#### Task prompt:
Write out the listing below in full and exactly, leaving out every picture.
═════ Given material
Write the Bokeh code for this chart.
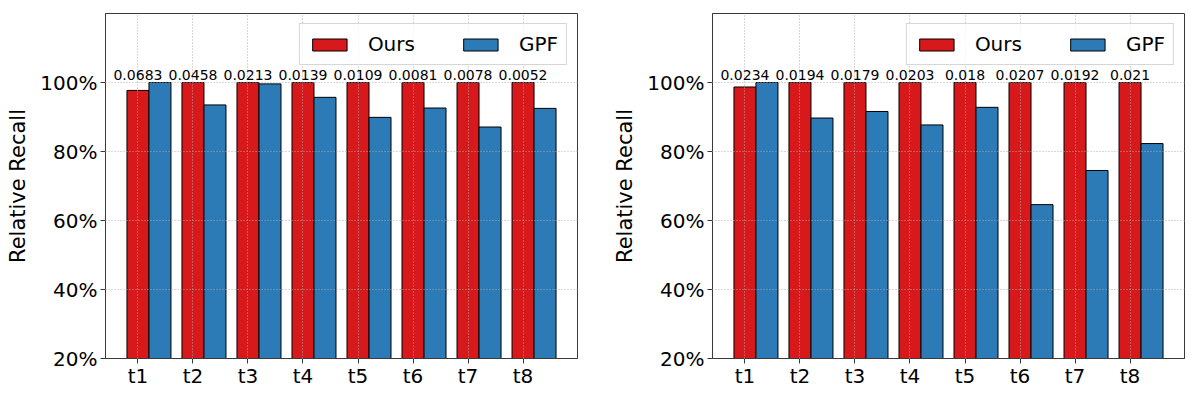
from bokeh.plotting import figure
from bokeh.models import (ColumnDataSource, FixedTicker, LabelSet, Legend,
                          LegendItem, Range1d)
from bokeh.layouts import row
from bokeh.transform import dodge
from bokeh.core.properties import value
from bokeh.embed import file_html
from bokeh.resources import INLINE

# ---------------- data ----------------
tasks = ["t1", "t2", "t3", "t4", "t5", "t6", "t7", "t8"]
series_names = ["Ours", "GPF"]

ours_left = [97.7, 100, 100, 100, 100, 100, 100, 100]
gpf_left = [100, 93.5, 99.6, 95.7, 89.9, 92.6, 87.1, 92.5]
cost_left = ["0.0683", "0.0458", "0.0213", "0.0139", "0.0109", "0.0081", "0.0078", "0.0052"]

ours_right = [98.7, 100, 100, 100, 100, 100, 100, 100]
gpf_right = [100, 89.7, 91.6, 87.7, 92.8, 64.6, 74.5, 82.3]
cost_right = ["0.0234", "0.0194", "0.0179", "0.0203", "0.018", "0.0207", "0.0192", "0.021"]

y_ticks = [20, 40, 60, 80, 100]
y_tick_labels = ["20%", "40%", "60%", "80%", "100%"]
y_label = "Relative Recall"

RED = "#d7191c"
BLUE = "#2c7bb6"
FONT = "DejaVu Sans"


def make(ours, gpf, cost, left_border, right_border):
    idx = list(range(len(tasks)))
    src = ColumnDataSource(dict(
        x=idx, ours=ours, gpf=gpf, cost=cost,
        ly=[max(a, b) for a, b in zip(ours, gpf)],
    ))
    p = figure(frame_width=472, frame_height=345,
               x_range=Range1d(-0.59, 7.99), y_range=Range1d(20, 120),
               output_backend="svg", toolbar_location=None,
               min_border_left=left_border, min_border_right=right_border,
               min_border_top=13, min_border_bottom=28)
    p.background_fill_color = "white"
    p.border_fill_color = "white"
    p.outline_line_color = "#3a3a3a"
    p.outline_line_width = 1

    r1 = p.vbar(x="x", top="ours", bottom=0, width=0.4, source=src,
                fill_color=RED, line_color="black", line_width=1)
    r2 = p.vbar(x=dodge("x", 0.4), top="gpf", bottom=0, width=0.4, source=src,
                fill_color=BLUE, line_color="black", line_width=1)

    labels = LabelSet(x="x", y="ly", text="cost", source=src,
                      text_align="center", text_baseline="alphabetic",
                      y_offset=3, text_font=value(FONT),
                      text_font_size=value("14px"), text_color="black")
    p.add_layout(labels)

    # axes
    p.xaxis.ticker = FixedTicker(ticks=idx)
    p.xaxis.major_label_overrides = {i: t for i, t in enumerate(tasks)}
    p.yaxis.ticker = FixedTicker(ticks=y_ticks)
    p.yaxis.major_label_overrides = {v: s for v, s in zip(y_ticks, y_tick_labels)}
    for ax in (p.xaxis, p.yaxis):
        ax.major_tick_out = 5
        ax.major_tick_in = 0
        ax.minor_tick_out = 0
        ax.minor_tick_in = 0
        ax.axis_line_color = "#3a3a3a"
        ax.major_tick_line_color = "#3a3a3a"
        ax.major_label_text_font = FONT
        ax.major_label_text_font_size = "20px"
        ax.major_label_text_color = "black"
    p.xaxis.major_label_standoff = 0
    p.yaxis.major_label_standoff = 3
    p.yaxis.axis_label = y_label
    p.yaxis.axis_label_text_font = FONT
    p.yaxis.axis_label_text_font_size = "21px"
    p.yaxis.axis_label_text_font_style = "normal"
    p.yaxis.axis_label_text_color = "black"
    p.yaxis.axis_label_standoff = 7

    # grid
    p.grid.grid_line_color = "#a8a8a8"
    p.grid.grid_line_dash = "1 2"
    p.grid.grid_line_width = 1
    p.grid.grid_line_alpha = 0.9
    p.grid.level = "guide"

    legend = Legend(items=[LegendItem(label=series_names[0], renderers=[r1]),
                           LegendItem(label=series_names[1], renderers=[r2])],
                    location="top_right", orientation="horizontal")
    legend.glyph_width = 43
    legend.glyph_height = 15
    legend.label_standoff = 17
    legend.spacing = 44
    legend.padding = 8
    legend.margin = 10
    legend.label_text_font = FONT
    legend.label_text_font_size = "20px"
    legend.label_text_color = "black"
    legend.border_line_color = "#cccccc"
    legend.border_line_alpha = 0.8
    legend.background_fill_color = "white"
    legend.background_fill_alpha = 0.8
    p.add_layout(legend)
    return p


p1 = make(ours_left, gpf_left, cost_left, 105, 33)
p2 = make(ours_right, gpf_right, cost_right, 97, 4)
layout = row(p1, p2)

open("out.html", "w").write(file_html(layout, INLINE))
══════════
#### Final answer:
Write the Bokeh code for this chart.
from bokeh.plotting import figure
from bokeh.models import (ColumnDataSource, FixedTicker, LabelSet, Legend,
                          LegendItem, Range1d)
from bokeh.layouts import row
from bokeh.transform import dodge
from bokeh.core.properties import value
from bokeh.embed import file_html
from bokeh.resources import INLINE

# ---------------- data ----------------
tasks = ["t1", "t2", "t3", "t4", "t5", "t6", "t7", "t8"]
series_names = ["Ours", "GPF"]

ours_left = [97.7, 100, 100, 100, 100, 100, 100, 100]
gpf_left = [100, 93.5, 99.6, 95.7, 89.9, 92.6, 87.1, 92.5]
cost_left = ["0.0683", "0.0458", "0.0213", "0.0139", "0.0109", "0.0081", "0.0078", "0.0052"]

ours_right = [98.7, 100, 100, 100, 100, 100, 100, 100]
gpf_right = [100, 89.7, 91.6, 87.7, 92.8, 64.6, 74.5, 82.3]
cost_right = ["0.0234", "0.0194", "0.0179", "0.0203", "0.018", "0.0207", "0.0192", "0.021"]

y_ticks = [20, 40, 60, 80, 100]
y_tick_labels = ["20%", "40%", "60%", "80%", "100%"]
y_label = "Relative Recall"

RED = "#d7191c"
BLUE = "#2c7bb6"
FONT = "DejaVu Sans"


def make(ours, gpf, cost, left_border, right_border):
    idx = list(range(len(tasks)))
    src = ColumnDataSource(dict(
        x=idx, ours=ours, gpf=gpf, cost=cost,
        ly=[max(a, b) for a, b in zip(ours, gpf)],
    ))
    p = figure(frame_width=472, frame_height=345,
               x_range=Range1d(-0.59, 7.99), y_range=Range1d(20, 120),
               output_backend="svg", toolbar_location=None,
               min_border_left=left_border, min_border_right=right_border,
               min_border_top=13, min_border_bottom=28)
    p.background_fill_color = "white"
    p.border_fill_color = "white"
    p.outline_line_color = "#3a3a3a"
    p.outline_line_width = 1

    r1 = p.vbar(x="x", top="ours", bottom=0, width=0.4, source=src,
                fill_color=RED, line_color="black", line_width=1)
    r2 = p.vbar(x=dodge("x", 0.4), top="gpf", bottom=0, width=0.4, source=src,
                fill_color=BLUE, line_color="black", line_width=1)

    labels = LabelSet(x="x", y="ly", text="cost", source=src,
                      text_align="center", text_baseline="alphabetic",
                      y_offset=3, text_font=value(FONT),
                      text_font_size=value("14px"), text_color="black")
    p.add_layout(labels)

    # axes
    p.xaxis.ticker = FixedTicker(ticks=idx)
    p.xaxis.major_label_overrides = {i: t for i, t in enumerate(tasks)}
    p.yaxis.ticker = FixedTicker(ticks=y_ticks)
    p.yaxis.major_label_overrides = {v: s for v, s in zip(y_ticks, y_tick_labels)}
    for ax in (p.xaxis, p.yaxis):
        ax.major_tick_out = 5
        ax.major_tick_in = 0
        ax.minor_tick_out = 0
        ax.minor_tick_in = 0
        ax.axis_line_color = "#3a3a3a"
        ax.major_tick_line_color = "#3a3a3a"
        ax.major_label_text_font = FONT
        ax.major_label_text_font_size = "20px"
        ax.major_label_text_color = "black"
    p.xaxis.major_label_standoff = 0
    p.yaxis.major_label_standoff = 3
    p.yaxis.axis_label = y_label
    p.yaxis.axis_label_text_font = FONT
    p.yaxis.axis_label_text_font_size = "21px"
    p.yaxis.axis_label_text_font_style = "normal"
    p.yaxis.axis_label_text_color = "black"
    p.yaxis.axis_label_standoff = 7

    # grid
    p.grid.grid_line_color = "#a8a8a8"
    p.grid.grid_line_dash = "1 2"
    p.grid.grid_line_width = 1
    p.grid.grid_line_alpha = 0.9
    p.grid.level = "guide"

    legend = Legend(items=[LegendItem(label=series_names[0], renderers=[r1]),
                           LegendItem(label=series_names[1], renderers=[r2])],
                    location="top_right", orientation="horizontal")
    legend.glyph_width = 43
    legend.glyph_height = 15
    legend.label_standoff = 17
    legend.spacing = 44
    legend.padding = 8
    legend.margin = 10
    legend.label_text_font = FONT
    legend.label_text_font_size = "20px"
    legend.label_text_color = "black"
    legend.border_line_color = "#cccccc"
    legend.border_line_alpha = 0.8
    legend.background_fill_color = "white"
    legend.background_fill_alpha = 0.8
    p.add_layout(legend)
    return p


p1 = make(ours_left, gpf_left, cost_left, 105, 33)
p2 = make(ours_right, gpf_right, cost_right, 97, 4)
layout = row(p1, p2)

open("out.html", "w").write(file_html(layout, INLINE))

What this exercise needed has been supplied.